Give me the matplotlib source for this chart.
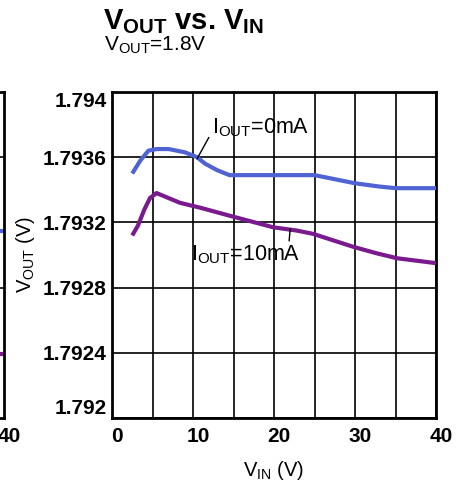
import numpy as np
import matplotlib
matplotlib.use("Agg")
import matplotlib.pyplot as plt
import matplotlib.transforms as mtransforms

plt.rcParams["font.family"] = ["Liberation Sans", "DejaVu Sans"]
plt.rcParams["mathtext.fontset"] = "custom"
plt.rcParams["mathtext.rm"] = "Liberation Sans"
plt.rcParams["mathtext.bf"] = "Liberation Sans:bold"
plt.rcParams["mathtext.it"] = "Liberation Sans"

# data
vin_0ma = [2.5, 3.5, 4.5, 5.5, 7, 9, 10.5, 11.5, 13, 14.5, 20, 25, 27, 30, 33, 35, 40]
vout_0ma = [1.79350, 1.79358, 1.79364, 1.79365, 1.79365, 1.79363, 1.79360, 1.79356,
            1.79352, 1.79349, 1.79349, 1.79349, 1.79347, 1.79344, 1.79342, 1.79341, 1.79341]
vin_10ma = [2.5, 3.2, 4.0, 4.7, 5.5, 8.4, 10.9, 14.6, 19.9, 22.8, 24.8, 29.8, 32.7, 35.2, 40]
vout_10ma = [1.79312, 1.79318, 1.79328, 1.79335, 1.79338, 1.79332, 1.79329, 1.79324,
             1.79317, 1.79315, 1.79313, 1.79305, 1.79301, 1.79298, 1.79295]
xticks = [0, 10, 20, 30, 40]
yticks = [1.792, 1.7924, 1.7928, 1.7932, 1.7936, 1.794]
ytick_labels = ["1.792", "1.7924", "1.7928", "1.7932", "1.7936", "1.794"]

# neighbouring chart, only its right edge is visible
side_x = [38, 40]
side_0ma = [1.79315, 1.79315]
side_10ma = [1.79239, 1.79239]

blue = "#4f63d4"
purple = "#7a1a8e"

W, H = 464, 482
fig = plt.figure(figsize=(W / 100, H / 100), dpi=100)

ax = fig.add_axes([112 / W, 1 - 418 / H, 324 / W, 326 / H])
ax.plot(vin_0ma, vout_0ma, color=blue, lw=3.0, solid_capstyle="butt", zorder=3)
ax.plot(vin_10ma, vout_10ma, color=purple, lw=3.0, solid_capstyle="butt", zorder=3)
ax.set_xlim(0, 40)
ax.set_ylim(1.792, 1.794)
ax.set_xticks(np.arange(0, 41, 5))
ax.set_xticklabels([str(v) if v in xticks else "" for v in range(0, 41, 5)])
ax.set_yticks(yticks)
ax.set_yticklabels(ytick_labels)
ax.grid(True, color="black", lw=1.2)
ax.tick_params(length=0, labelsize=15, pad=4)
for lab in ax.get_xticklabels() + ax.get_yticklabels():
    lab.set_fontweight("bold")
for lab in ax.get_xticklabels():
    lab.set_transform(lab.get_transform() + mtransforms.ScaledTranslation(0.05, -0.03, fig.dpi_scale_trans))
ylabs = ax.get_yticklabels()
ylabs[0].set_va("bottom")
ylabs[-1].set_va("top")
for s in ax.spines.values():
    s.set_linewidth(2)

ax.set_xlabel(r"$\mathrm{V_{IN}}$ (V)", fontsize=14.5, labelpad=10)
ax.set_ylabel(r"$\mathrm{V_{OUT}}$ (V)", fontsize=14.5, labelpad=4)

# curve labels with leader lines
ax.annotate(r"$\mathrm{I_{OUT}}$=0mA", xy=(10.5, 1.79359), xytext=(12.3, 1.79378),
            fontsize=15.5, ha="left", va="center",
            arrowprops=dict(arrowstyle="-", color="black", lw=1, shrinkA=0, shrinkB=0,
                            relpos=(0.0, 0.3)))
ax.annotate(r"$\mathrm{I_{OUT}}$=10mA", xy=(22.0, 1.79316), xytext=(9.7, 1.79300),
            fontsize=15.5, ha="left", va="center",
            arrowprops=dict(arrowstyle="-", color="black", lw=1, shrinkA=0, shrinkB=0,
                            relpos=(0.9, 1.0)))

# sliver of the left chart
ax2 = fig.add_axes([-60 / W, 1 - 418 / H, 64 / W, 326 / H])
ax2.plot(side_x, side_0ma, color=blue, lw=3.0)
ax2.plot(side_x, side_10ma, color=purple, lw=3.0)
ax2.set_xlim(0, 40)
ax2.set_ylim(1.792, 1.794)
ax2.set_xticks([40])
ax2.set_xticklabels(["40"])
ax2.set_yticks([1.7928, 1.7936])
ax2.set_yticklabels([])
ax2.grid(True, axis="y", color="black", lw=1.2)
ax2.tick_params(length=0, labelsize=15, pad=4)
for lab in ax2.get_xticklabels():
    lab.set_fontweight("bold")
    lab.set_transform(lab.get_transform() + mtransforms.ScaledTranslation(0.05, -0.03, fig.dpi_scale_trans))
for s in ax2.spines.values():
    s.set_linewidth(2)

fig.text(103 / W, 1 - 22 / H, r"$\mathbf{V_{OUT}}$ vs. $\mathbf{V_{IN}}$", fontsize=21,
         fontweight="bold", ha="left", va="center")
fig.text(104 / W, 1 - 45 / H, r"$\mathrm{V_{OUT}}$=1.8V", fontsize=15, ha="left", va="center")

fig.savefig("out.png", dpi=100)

——

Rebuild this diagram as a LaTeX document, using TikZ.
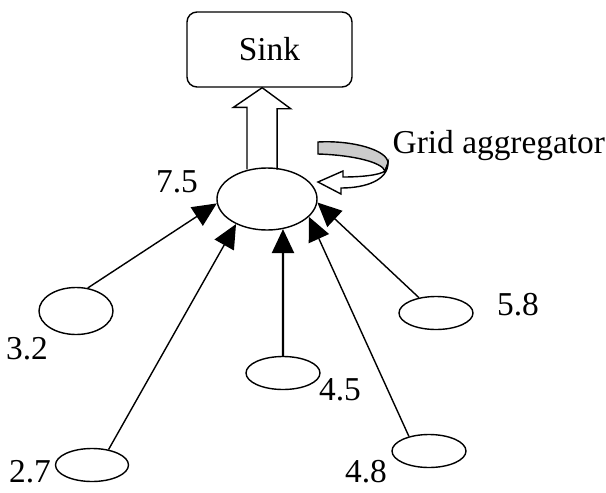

——

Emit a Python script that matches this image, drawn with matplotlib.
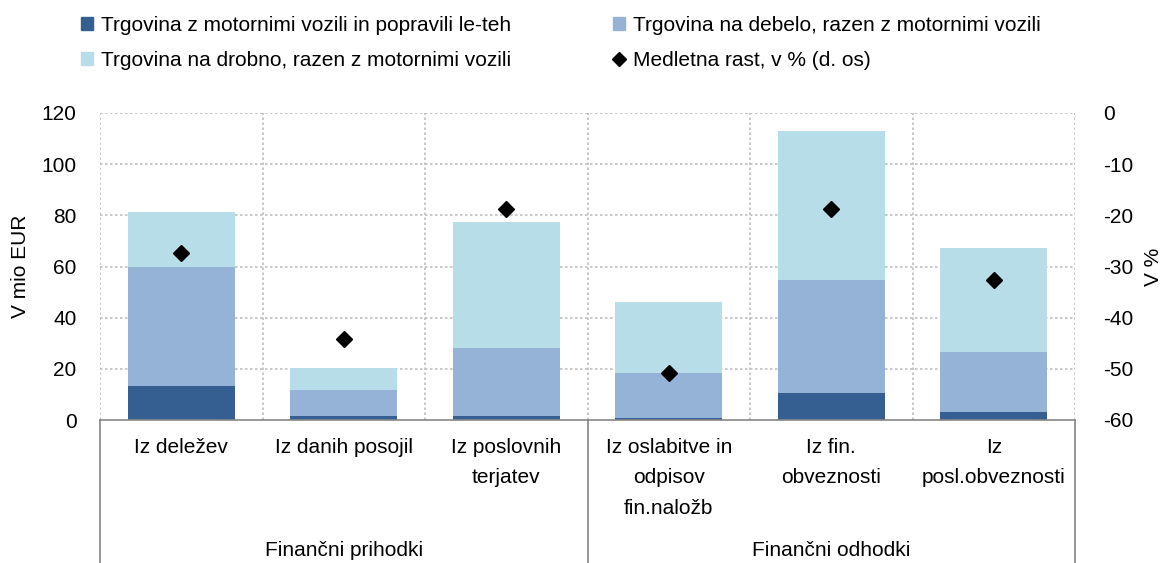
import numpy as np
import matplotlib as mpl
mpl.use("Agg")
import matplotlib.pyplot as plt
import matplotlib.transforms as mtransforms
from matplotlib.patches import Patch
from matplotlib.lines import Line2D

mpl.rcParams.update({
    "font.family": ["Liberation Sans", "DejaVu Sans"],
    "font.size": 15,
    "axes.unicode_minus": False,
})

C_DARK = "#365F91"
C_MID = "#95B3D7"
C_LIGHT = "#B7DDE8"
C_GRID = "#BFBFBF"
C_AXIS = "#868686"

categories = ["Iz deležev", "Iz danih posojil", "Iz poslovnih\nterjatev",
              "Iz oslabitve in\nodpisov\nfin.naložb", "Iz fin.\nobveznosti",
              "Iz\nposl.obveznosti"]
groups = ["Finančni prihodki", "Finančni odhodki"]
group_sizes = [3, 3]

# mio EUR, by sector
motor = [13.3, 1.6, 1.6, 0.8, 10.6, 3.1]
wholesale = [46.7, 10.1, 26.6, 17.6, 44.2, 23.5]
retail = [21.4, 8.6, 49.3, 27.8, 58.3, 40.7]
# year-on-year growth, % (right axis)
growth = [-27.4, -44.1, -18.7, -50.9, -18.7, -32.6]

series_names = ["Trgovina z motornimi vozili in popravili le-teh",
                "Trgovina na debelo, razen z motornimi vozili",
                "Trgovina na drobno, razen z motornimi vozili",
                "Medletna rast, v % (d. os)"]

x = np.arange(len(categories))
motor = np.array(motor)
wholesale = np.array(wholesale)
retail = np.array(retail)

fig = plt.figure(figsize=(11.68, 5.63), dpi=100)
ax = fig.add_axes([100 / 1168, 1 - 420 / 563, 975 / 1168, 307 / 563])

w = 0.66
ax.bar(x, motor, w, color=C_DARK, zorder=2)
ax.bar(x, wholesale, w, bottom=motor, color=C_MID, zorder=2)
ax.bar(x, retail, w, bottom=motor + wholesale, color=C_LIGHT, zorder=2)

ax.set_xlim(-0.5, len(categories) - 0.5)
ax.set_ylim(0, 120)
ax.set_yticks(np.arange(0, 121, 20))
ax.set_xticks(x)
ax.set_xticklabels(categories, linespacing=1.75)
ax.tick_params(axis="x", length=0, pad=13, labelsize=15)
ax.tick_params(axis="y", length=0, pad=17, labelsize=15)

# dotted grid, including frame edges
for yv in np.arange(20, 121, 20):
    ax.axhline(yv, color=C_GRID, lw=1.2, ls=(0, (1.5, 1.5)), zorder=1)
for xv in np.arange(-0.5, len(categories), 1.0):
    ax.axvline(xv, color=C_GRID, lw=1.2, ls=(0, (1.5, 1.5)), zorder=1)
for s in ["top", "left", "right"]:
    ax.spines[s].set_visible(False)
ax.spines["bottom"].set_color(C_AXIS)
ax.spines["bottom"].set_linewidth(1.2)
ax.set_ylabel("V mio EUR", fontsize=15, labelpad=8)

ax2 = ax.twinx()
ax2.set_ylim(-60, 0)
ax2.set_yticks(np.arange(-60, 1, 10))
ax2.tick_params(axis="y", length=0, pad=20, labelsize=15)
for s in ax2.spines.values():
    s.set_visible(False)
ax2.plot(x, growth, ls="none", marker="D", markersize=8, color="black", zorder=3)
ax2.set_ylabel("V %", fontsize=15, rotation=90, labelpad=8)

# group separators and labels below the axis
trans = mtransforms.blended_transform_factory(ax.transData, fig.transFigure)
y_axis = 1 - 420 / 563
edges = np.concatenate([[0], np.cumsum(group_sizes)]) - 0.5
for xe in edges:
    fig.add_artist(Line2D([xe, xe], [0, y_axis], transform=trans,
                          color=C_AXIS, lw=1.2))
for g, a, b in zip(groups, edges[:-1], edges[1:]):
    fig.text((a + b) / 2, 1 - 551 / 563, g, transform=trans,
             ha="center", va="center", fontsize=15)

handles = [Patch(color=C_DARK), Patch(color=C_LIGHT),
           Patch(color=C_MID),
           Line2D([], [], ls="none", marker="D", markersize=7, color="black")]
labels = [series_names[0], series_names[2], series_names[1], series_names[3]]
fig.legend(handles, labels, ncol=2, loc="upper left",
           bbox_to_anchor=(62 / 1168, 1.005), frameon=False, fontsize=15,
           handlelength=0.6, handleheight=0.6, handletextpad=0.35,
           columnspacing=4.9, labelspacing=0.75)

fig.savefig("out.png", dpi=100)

——

PROBLEM TO WORK ON: Gather up every line from the listing above in which the word "this" occurs.

COMPLETED EXERCISE:
Give me the matplotlib source for this chart.
Rebuild this diagram as a LaTeX document, using TikZ.
Emit a Python script that matches this image, drawn with matplotlib.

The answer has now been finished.